WHAT THE TASK ASKS
Every line that contains the word "this" should be copied out.
[Begin MATERIAL SHOWN]
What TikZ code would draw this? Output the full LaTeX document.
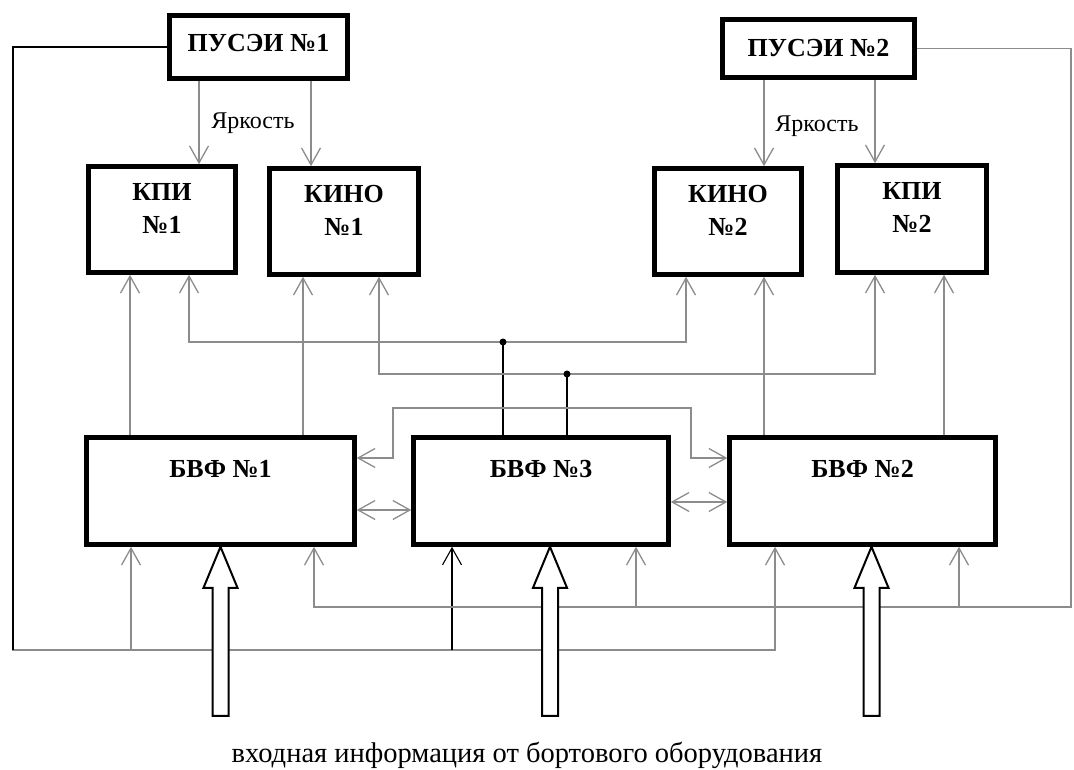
\documentclass[tikz,border=0pt]{standalone}
\usepackage{fontspec}
\setmainfont{Liberation Serif}
\usetikzlibrary{arrows.meta,calc}
\definecolor{wiregray}{RGB}{140,140,140}
\tikzset{
  blk/.style={draw=black,line width=4.6pt,fill=white,inner sep=0pt,
    align=center,font=\bfseries\fontsize{26}{33}\selectfont},
  twoline/.style={text width=130pt,text height=18pt,text depth=56pt},
  oneline/.style={text height=18pt,text depth=46pt},
  wire/.style={draw=wiregray,line width=1.3pt},
  wirek/.style={draw=black,line width=1.1pt},
  arr/.style={-{Straight Barb[length=17pt,width=19pt]}},
  darr/.style={{Straight Barb[length=17pt,width=19pt]}-{Straight Barb[length=17pt,width=19pt]}},
  lab/.style={font=\fontsize{24}{28}\selectfont,anchor=base,inner sep=0pt},
  bigin/.style={draw=black,line width=2pt,fill=white,line join=miter}
}
\begin{document}
\begin{tikzpicture}[x=1pt,y=-1pt]
  \useasboundingbox (0,0) rectangle (1074,770);
  % control panels
  \node[blk,minimum width=178pt,minimum height=63pt,text height=18pt,text depth=8pt] (pusA) at (258.5,47) {ПУСЭИ №1};
  \node[blk,minimum width=192pt,minimum height=58pt,text height=18pt,text depth=1pt] (pusB) at (818.5,48.5) {ПУСЭИ №2};
  % indicators
  \node[blk,twoline,minimum width=147pt,minimum height=106pt] (kpiA) at (162,219.5) {КПИ\\№1};
  \node[blk,twoline,minimum width=149pt,minimum height=106pt] (kinoA) at (344,221.5) {КИНО\\№1};
  \node[blk,twoline,minimum width=147pt,minimum height=106pt] (kinoB) at (728,221.5) {КИНО\\№2};
  \node[blk,twoline,minimum width=149pt,minimum height=107pt] (kpiB) at (912,219) {КПИ\\№2};
  % formers
  \node[blk,oneline,minimum width=268pt,minimum height=107pt] (bvfA) at (220.5,491) {БВФ №1};
  \node[blk,oneline,minimum width=255pt,minimum height=107pt] (bvfC) at (541,491) {БВФ №3};
  \node[blk,oneline,minimum width=266pt,minimum height=107pt] (bvfB) at (862.5,491) {БВФ №2};

  % brightness
  \draw[wire,arr] (199,0 |- pusA.south) -- (199,0 |- kpiA.north);
  \draw[wire,arr] (311,0 |- pusA.south) -- (311,0 |- kinoA.north);
  \draw[wire,arr] (764,0 |- pusB.south) -- (764,0 |- kinoB.north);
  \draw[wire,arr] (875,0 |- pusB.south) -- (875,0 |- kpiB.north);
  \node[lab] (brA) at (253,129) {Яркость};
  \node[lab] (brB) at (817,132) {Яркость};

  % outer buses from the panels
  \coordinate (cnrA) at (13,650);
  \coordinate (cnrB) at (1071,607);
  \draw[wire,arr] (pusA.west) -| (cnrA) -| (775,0 |- bvfB.south);
  \draw[wirek] (pusA.west) -| (cnrA);
  \draw[wire,arr] (131,0 |- cnrA) -- (131,0 |- bvfA.south);
  \draw[wirek,arr] (452,0 |- cnrA) -- (452,0 |- bvfC.south);
  \draw[wire,arr] (pusB.east) -| (cnrB) -| (314,0 |- bvfA.south);
  \draw[wire,arr] (636,0 |- cnrB) -- (636,0 |- bvfC.south);
  \draw[wire,arr] (959,0 |- cnrB) -- (959,0 |- bvfB.south);

  % formers to indicators
  \draw[wire,arr] (130,0 |- bvfA.north) -- (130,0 |- kpiA.south);
  \draw[wire,arr] (303,0 |- bvfA.north) -- (303,0 |- kinoA.south);
  \draw[wire,arr] (764,0 |- bvfB.north) -- (764,0 |- kinoB.south);
  \draw[wire,arr] (944,0 |- bvfB.north) -- (944,0 |- kpiB.south);
  \coordinate (jA) at (503,342);
  \coordinate (jB) at (567,374);
  \draw[wirek] (503,0 |- bvfC.north) -- (jA);
  \draw[wirek] (567,0 |- bvfC.north) -- (jB);
  \draw[wire,arr] (jA) -| (189,0 |- kpiA.south);
  \draw[wire,arr] (jA) -| (686,0 |- kinoB.south);
  \draw[wire,arr] (jB) -| (379,0 |- kinoA.south);
  \draw[wire,arr] (jB) -| (875,0 |- kpiB.south);
  \fill (jA) circle (3.5pt) (jB) circle (3.5pt);

  % links between formers
  \draw[wire,darr] (bvfA.east |- 0,458) -| (393,408) -| (691,458) -- (bvfB.west |- 0,458);
  \draw[wire,darr] (bvfA.east |- 0,510) -- (bvfC.west |- 0,510);
  \draw[wire,darr] (bvfC.east |- 0,502) -- (bvfB.west |- 0,502);

  % input from onboard equipment
  \foreach \bu/\sh in {bvfA/0,bvfC/9,bvfB/9}
    \draw[bigin] ([xshift=\sh pt]\bu.south) -- ++(17,41) -- ++(-9,0) -- ++(0,128)
      -- ++(-16,0) -- ++(0,-128) -- ++(-9,0) -- cycle;
  \node[font=\fontsize{28.5}{31}\selectfont,anchor=base,inner sep=0pt] (inlab) at (527,762)
    {входная информация от бортового оборудования};
\end{tikzpicture}
\end{document}
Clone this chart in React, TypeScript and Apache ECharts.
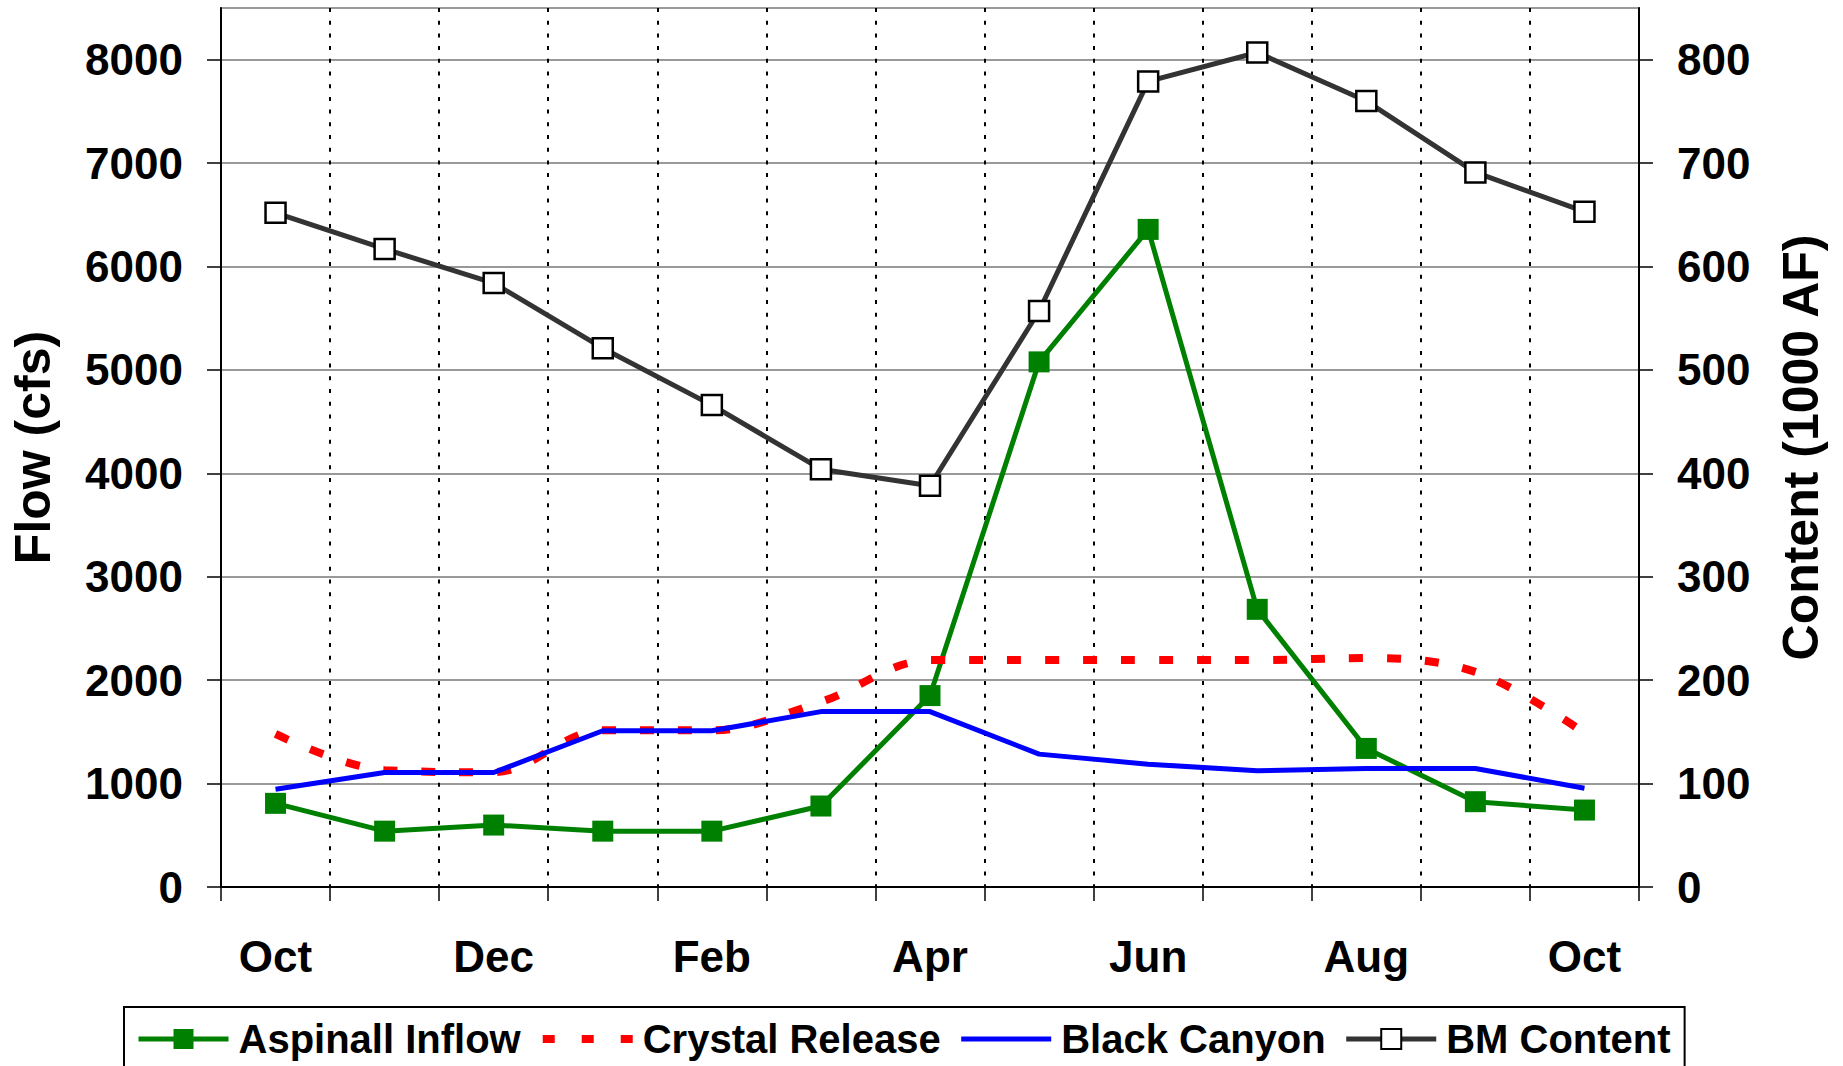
[End MATERIAL SHOWN]
FULL OUTPUT
What TikZ code would draw this? Output the full LaTeX document.
Clone this chart in React, TypeScript and Apache ECharts.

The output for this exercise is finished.